If you're modeling a short line, you might want to reconsider the tunnels, too. Shortlines, at least most of them, have historically been very strapped for cash, and would have been unlikely to bore a tunnel, as this is a very expensive proposition. Confronted with a hill which resulted in an 11 percent grade, they would have instead have routed around it, or dug a cut across the summit to reduce the height.

ns

vonhammer_87
July 9th, 2012, 12:21 PM
If you're modeling a short line, you might want to reconsider the tunnels, too. Shortlines, at least most of them, have historically been very strapped for cash, and would have been unlikely to bore a tunnel, as this is a very expensive proposition. Confronted with a hill which resulted in an 11 percent grade, they would have instead have routed around it, or dug a cut across the summit to reduce the height.

ns

Yes the MAF&I is a freelanced shortline. I see, thats what ive mostly been doing was just cutting through or going around. I'm thinking that 1-3% grade would be the best choice.

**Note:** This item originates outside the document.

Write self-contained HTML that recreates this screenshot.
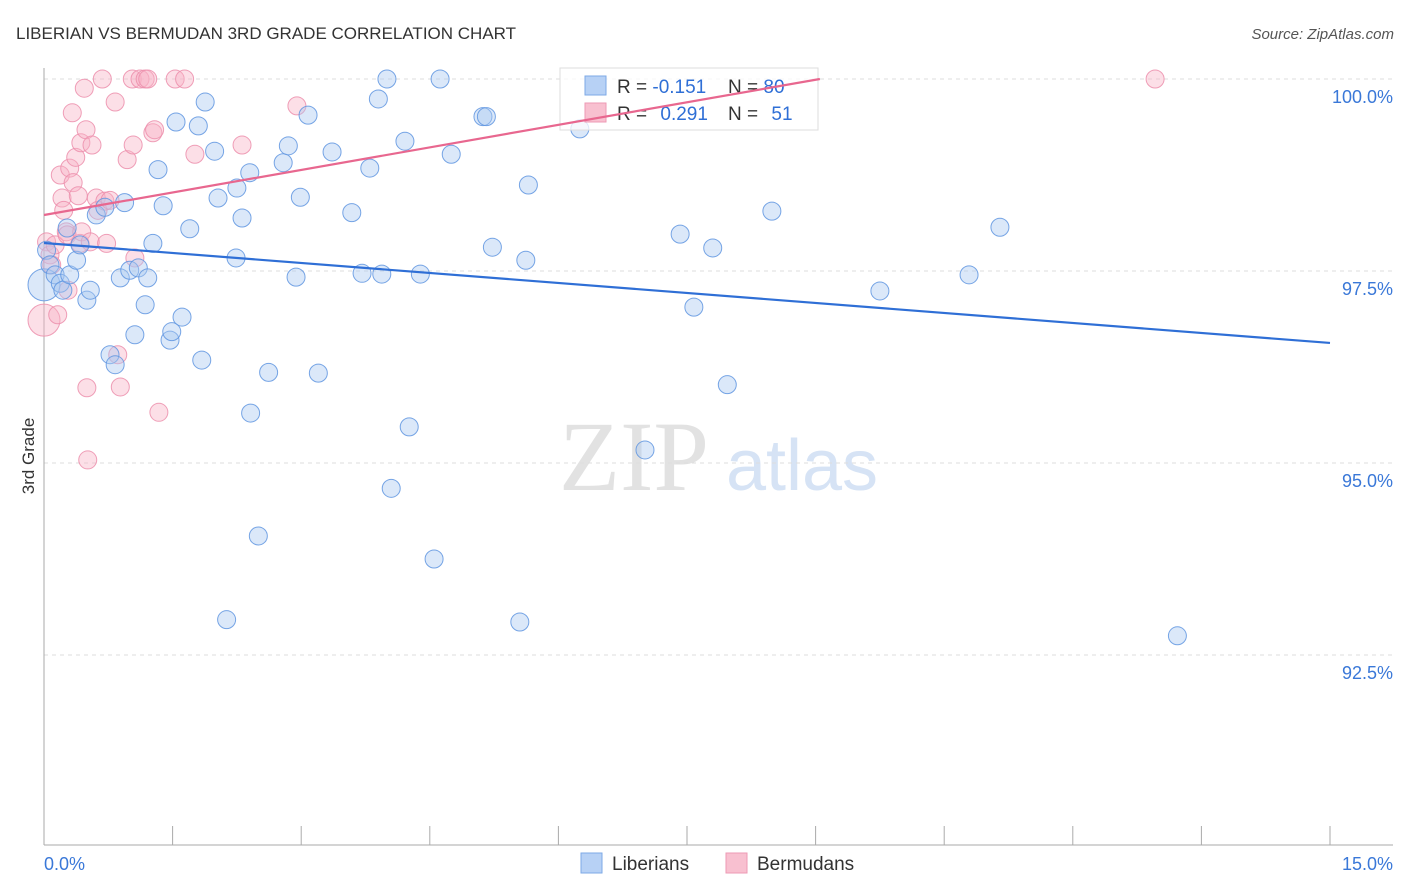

thanks for the info on the rolling stock

mjolnir
July 10th, 2012, 02:09 AM
I don't have enough information about your MAF&I to be able to say that you have to keep grades below 3 percent. In the Trains forum, http://cs.trains.com/TRCCS/forums/p/171899/1886936.aspx a reply notes that the ruling grade on Saluda Pass was 4.7 percent, Lookout Pass on the old NP was 4 percent, and that Raton Pass is 3.5 in one direction, and 3.3 in the opposite. There would also be a relationship between the grades, the power you choose to use, and the train length. I remember reading that some logging railroads had much steeper grades--15 percent sticks in my mind, though I don't know that that is correct--but these were using geared locomotives, and hauling empties upgrade, and loads down. And I remember places where the cars were pulled up, and lowered down much steeper grades by a winch and cable. On the other hand, the KCS had an industrial spur in Kansas City, MO on May Street, part of which is still visible on Google Maps, though the line appears no longer to be used, for which the KCS purchased #900, (http://www.gearedsteam.com/shay/images_k.htm) at 160 tons, the largest Shay ever built, to handle cars on 4 percent industrial trackage.

ns

vonhammer_87
July 10th, 2012, 08:31 AM
I see, well I'm hoping to keep it between 3-4 percent then. Main motive power will be a few 2-8-0s for mainline service maybe a Connie. I have created an info packet for the MAFI.